Template Parameters:
  • KeysInputIterator – - random-access iterator type of the input range. Must meet the requirements of a C++ InputIterator concept. It can be a simple pointer type.

  • KeysOutputIterator – - random-access iterator type of the output range. Must meet the requirements of a C++ OutputIterator concept. It can be a simple pointer type.

Parameters:
  • temporary_storage[in] - pointer to a device-accessible temporary storage. When a null pointer is passed, the required allocation size (in bytes) is written to storage_size and function returns without performing the sort operation.

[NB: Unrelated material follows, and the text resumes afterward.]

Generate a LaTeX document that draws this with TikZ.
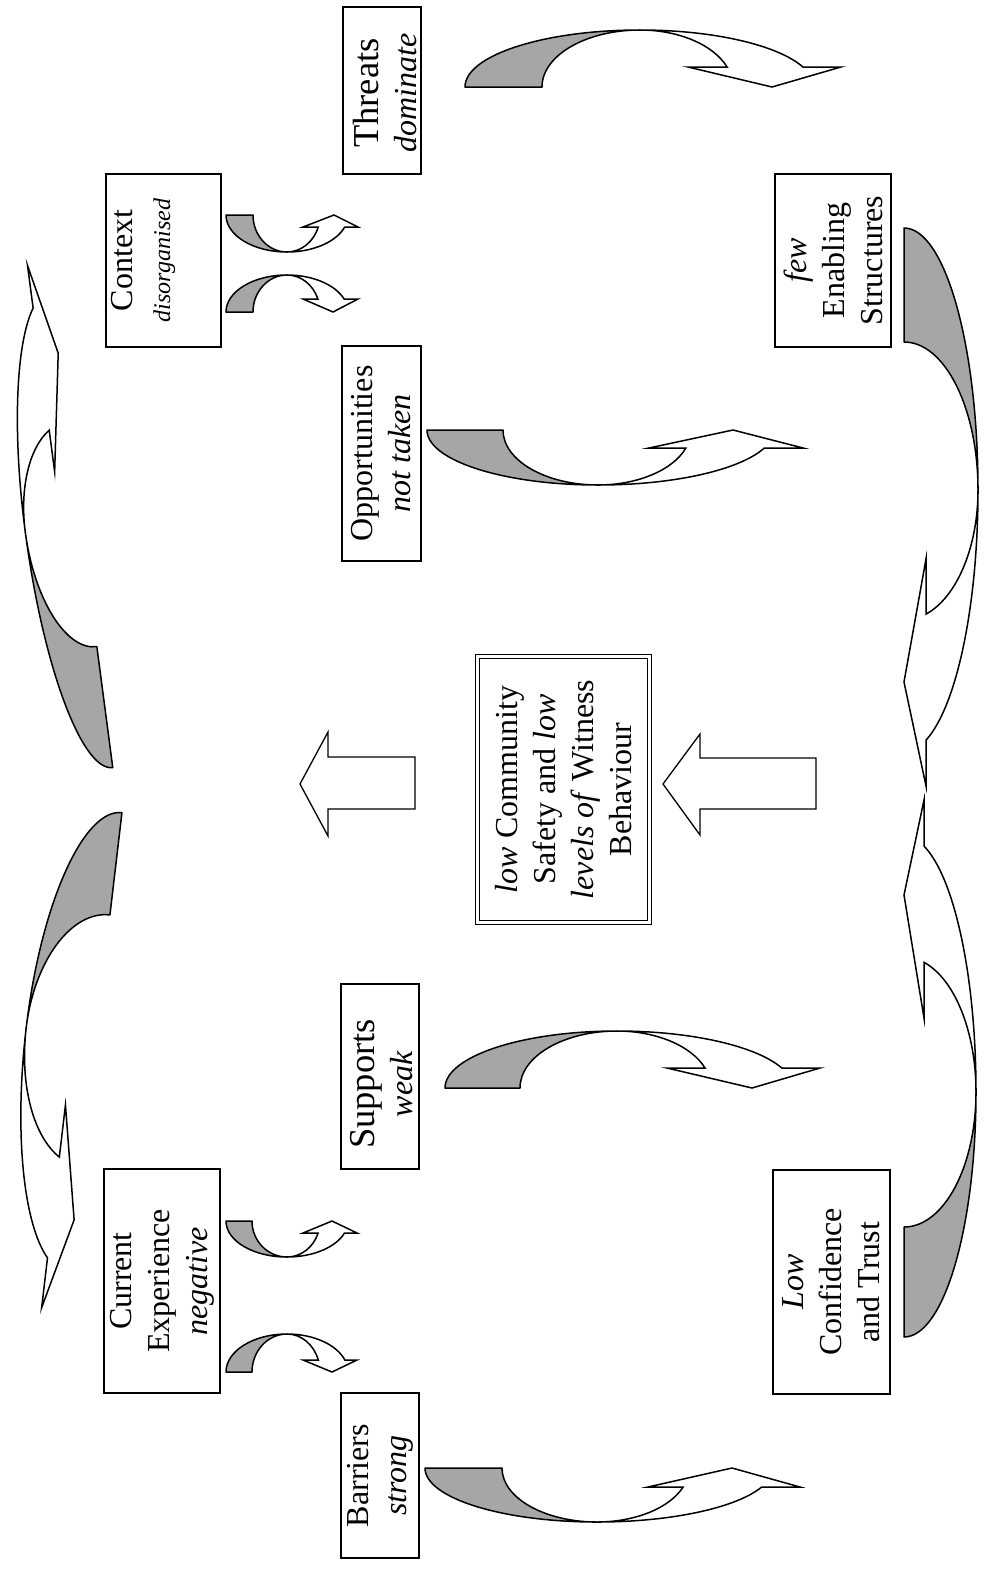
\documentclass[tikz,border=0pt]{standalone}
\usepackage{fontspec}
\setmainfont{Liberation Serif}
\newcommand{\dgfont}{\fontsize{32}{38}\selectfont}
\newcommand{\bigfnt}{\fontsize{36.5}{38}\selectfont}
\newcommand{\smallfnt}{\fontsize{24}{28}\selectfont}
\tikzset{
  grayband/.style={fill=black!35, draw=black, line width=1.5pt, line join=round},
  whiteband/.style={fill=white, draw=black, line width=1.5pt, line join=miter, miter limit=20},
  box/.style={draw, line width=1.2pt, rectangle, inner sep=0pt, align=center, rotate=90, font=\dgfont},
  txt/.style={inner sep=0pt, align=center, rotate=90, font=\dgfont},
  blockarrow/.style={draw, line width=1.3pt, fill=white, line join=miter},
}
% #1 A, #2 a, #3 b, #4 Aw, #5 aw, #6 vb, #7 outer corner, #8 inner corner, #9 tip
\newcommand{\curvarr}[9]{%
  \pgfmathsetmacro{\cvth}{asin(#6/#3)}%
  \pgfmathsetmacro{\cvxo}{#4*cos(\cvth)}%
  \pgfmathsetmacro{\cvxi}{#5*cos(\cvth)}%
  \filldraw[grayband] (-#1,0) arc[start angle=180, end angle=270, x radius=#1, y radius=#3]
     arc[start angle=270, end angle=180, x radius=#2, y radius=#3] -- cycle;
  \filldraw[whiteband] (0,-#3) arc[start angle=270, end angle=360-\cvth, x radius=#4, y radius=#3]
     -- (#7,-#6) -- (#9,0) -- (#8,-#6) -- (\cvxi,-#6)
     arc[start angle=360-\cvth, end angle=270, x radius=#5, y radius=#3] -- cycle;
}
\begin{document}
\begin{tikzpicture}[x=1pt,y=-1pt]
\useasboundingbox (0,0) rectangle (985,1572);

% boxes
\node[box, minimum width=167, minimum height=78] (threats) at (382,90.5) {};
\node[txt] (threatstext) at (385,93) {{\bigfnt Threats}\\\textit{dominate}};
\node[box, minimum width=173, minimum height=115] (context) at (163.5,260.5) {};
\node[txt] (contexttext) at (143,260.5) {Context\\{\smallfnt\itshape disorganised}};
\node[box, minimum width=215, minimum height=79] (opport) at (381.5,453.5) {Opportunities\\\textit{not taken}};
\node[box, minimum width=173, minimum height=116] (enabling) at (833,260.5) {\textit{few}\\Enabling\\Structures};
\node[box, double, double distance=3.5pt, line width=1pt, minimum width=266, minimum height=172] (centre) at (563.5,789.5)
   {\fontsize{32}{36}\selectfont\textit{low} Community\\Safety and \textit{low}\\\textit{levels of} Witness\\Behaviour};
\node[box, minimum width=185, minimum height=78] (supports) at (380,1076.5) {};
\node[txt] (supportstext) at (382,1084) {{\bigfnt Supports}\\\textit{weak}};
\node[box, minimum width=224, minimum height=116] (current) at (162,1281) {Current\\Experience\\\textit{negative}};
\node[box, minimum width=165, minimum height=78] (barriers) at (380,1475.5) {Barriers\\\textit{strong}};
\node[box, minimum width=224, minimum height=117] (confidence) at (831.5,1282) {\textit{Low}\\Confidence\\and Trust};

% block arrows
\draw[blockarrow] (300,784) -- (328,732) -- (328,757) -- (415,757) -- (415,809) -- (328,809) -- (328,836) -- cycle;
\draw[blockarrow] (663,784) -- (700,734) -- (700,758) -- (816,758) -- (816,809) -- (700,809) -- (700,835) -- cycle;

% horizontal curved arrows
\begin{scope}[shift={(640,87)}] \curvarr{175}{98}{57}{174}{93}{20}{201}{48}{132} \end{scope}
\begin{scope}[shift={(598,430)}, yscale=-1] \curvarr{171}{95}{55}{176}{93}{18}{205}{51}{135} \end{scope}
\begin{scope}[shift={(617,1088)}] \curvarr{172}{97}{57}{176}{94}{20}{203}{50}{135} \end{scope}
\begin{scope}[shift={(597,1468)}, yscale=-1] \curvarr{172}{95}{54}{176}{92}{19}{203}{51}{135} \end{scope}

% small curved arrows
\begin{scope}[shift={(287,215)}, yscale=-1] \curvarr{61}{34}{37}{61}{33}{12}{71}{16}{47} \end{scope}
\begin{scope}[shift={(287,312)}] \curvarr{61}{34}{37}{61}{33}{13}{71}{16}{46} \end{scope}
\begin{scope}[shift={(287,1221)}, yscale=-1] \curvarr{61}{35}{36}{61}{33}{12}{70}{16}{45} \end{scope}
\begin{scope}[shift={(287,1372)}] \curvarr{61}{35}{38}{61}{33}{12}{70}{16}{45} \end{scope}

% side curved arrows
\begin{scope}[shift={(80.8,524.7)}, rotate=97.5] \curvarr{245}{123}{56}{235}{104}{19}{264}{56}{173} \end{scope}
\begin{scope}[shift={(95.7,1036.1)}, rotate=-96.7, yscale=-1] \curvarr{225}{122}{70}{238}{131}{22}{276}{72}{185} \end{scope}
\begin{scope}[shift={(904,490)}, rotate=-90] \curvarr{262}{148}{74}{262}{130}{22}{296}{69}{192} \end{scope}
\begin{scope}[shift={(904,1092)}, rotate=90, yscale=-1] \curvarr{245}{135}{72}{256}{135}{20}{292}{74}{197} \end{scope}
\end{tikzpicture}
\end{document}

  • storage_size[inout] - reference to a size (in bytes) of temporary_storage.

  • keys_input[in] - pointer to the first element in the range to sort.

  • keys_output[out] - pointer to the first element in the output range.

  • size[in] - number of element in the input range.

  • compare_function[in] - binary operation function object that will be used for comparison. The signature of the function should be equivalent to the following: bool f(const T &a, const T &b);. The signature does not need to have const &, but function object must not modify the objects passed to it. The default value is BinaryFunction().

  • stream[in] - [optional] HIP stream object. Default is 0 (default stream).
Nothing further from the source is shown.